La banalità del male 

di Federica Magro

50 anni dopo il fatidico processo di Adolf Eichmann, il male sta tornando ad impossessarsi della Terra. Come se durante questi 50 anni non ci fossimo minimamente evoluti. Così, il libro di Hannah Arendt sembra essere più contemporaneo che mai.Il titolo originale è “Eichmann in Jerusalem – A report on the banality of Evil”, in italiano è stato tradotto come “La banalità del male”.

Sostanzialmente si tratta del diario dell’autrice sulle sedute del processo ad Adolf Eichmann, gerarca nazista rifugiato nel 1945 in Argentina, e catturato nel 1960 dagli israeliani.
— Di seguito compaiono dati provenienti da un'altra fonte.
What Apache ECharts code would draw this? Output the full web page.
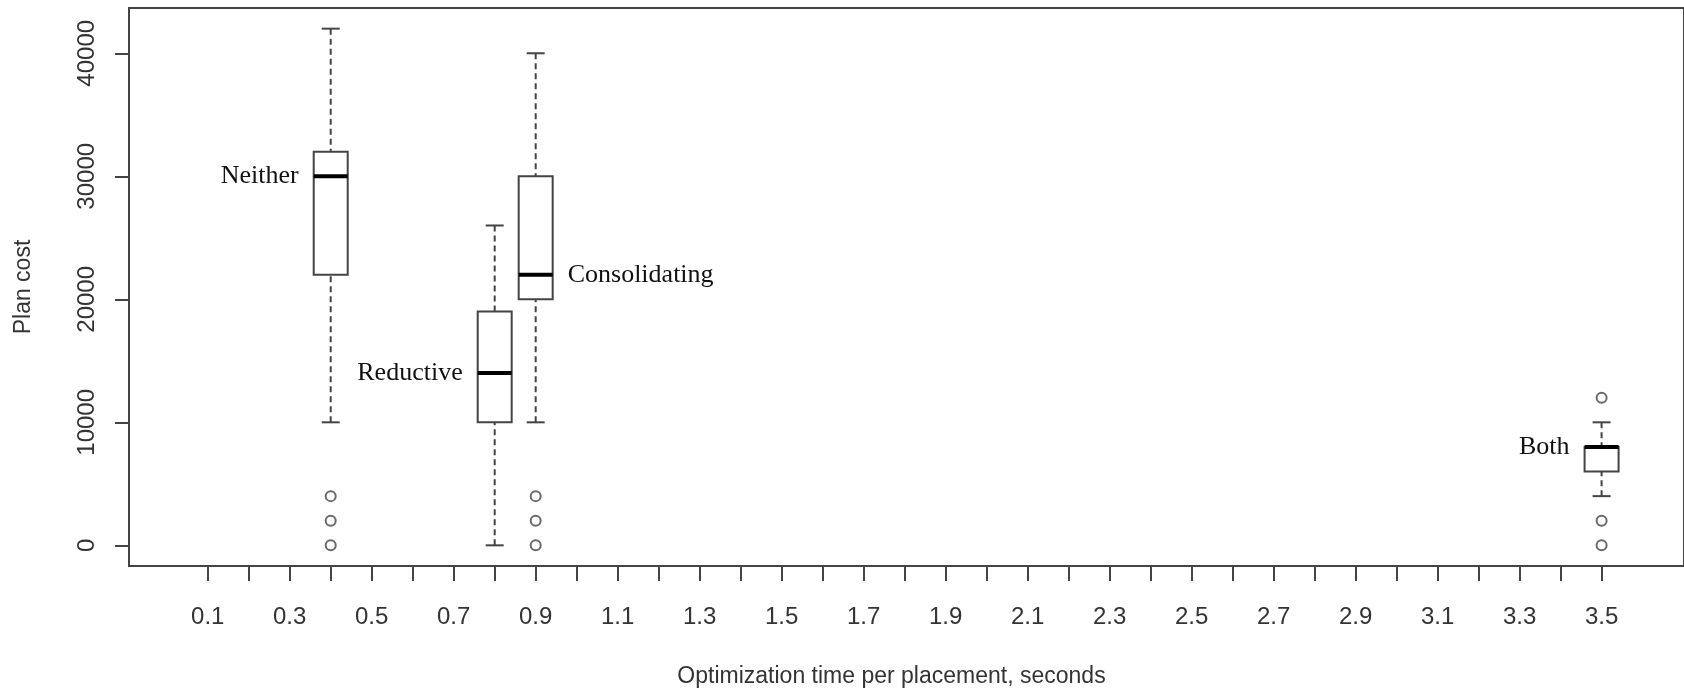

Processato per genocidio nel 1961 a Gerusalemme, e condannato a morte per impiccagione.

Hannah si pone delle domande. Come si puo non riconoscere il male anche di fronte all’evidenza più assoluta? È possibile trovarsi estremamente nel torto e reputarsi nel giusto? Questo nostro giudizio interiore è uguale per tutti? Il pensiero è uguale per tutti? Il pensiero puo avere un’etica?

“Era come se in quegli ultimi minuti egli ricapitolasse la lezione che quel suo lungo viaggio nella malvagità umana ci aveva insegnato la lezione della spaventosa, indicibile ed inimmaginabile banalità del male.” Così la scrittrice conclude che il male effettuato da Eichmann fosse dovuto non ad un’indole maligna, ma ad una profonda inconsapevolezza di cosa significassero le proprie azioni.

Il male è un incapacità di pensare, di riflettere anche solo per un istante. Si riuscirà a giungere ad una soluzione? Quello che manca è il giudizio di distinguere tra il bene e il male. Ma esistono un bene e un male universali? Puo essere di no, ma “Riflettere su ciò che stiamo facendo” dovrebbe sicuramente essere un obiettivo filosofico da realizzare nella nostra quotidianità.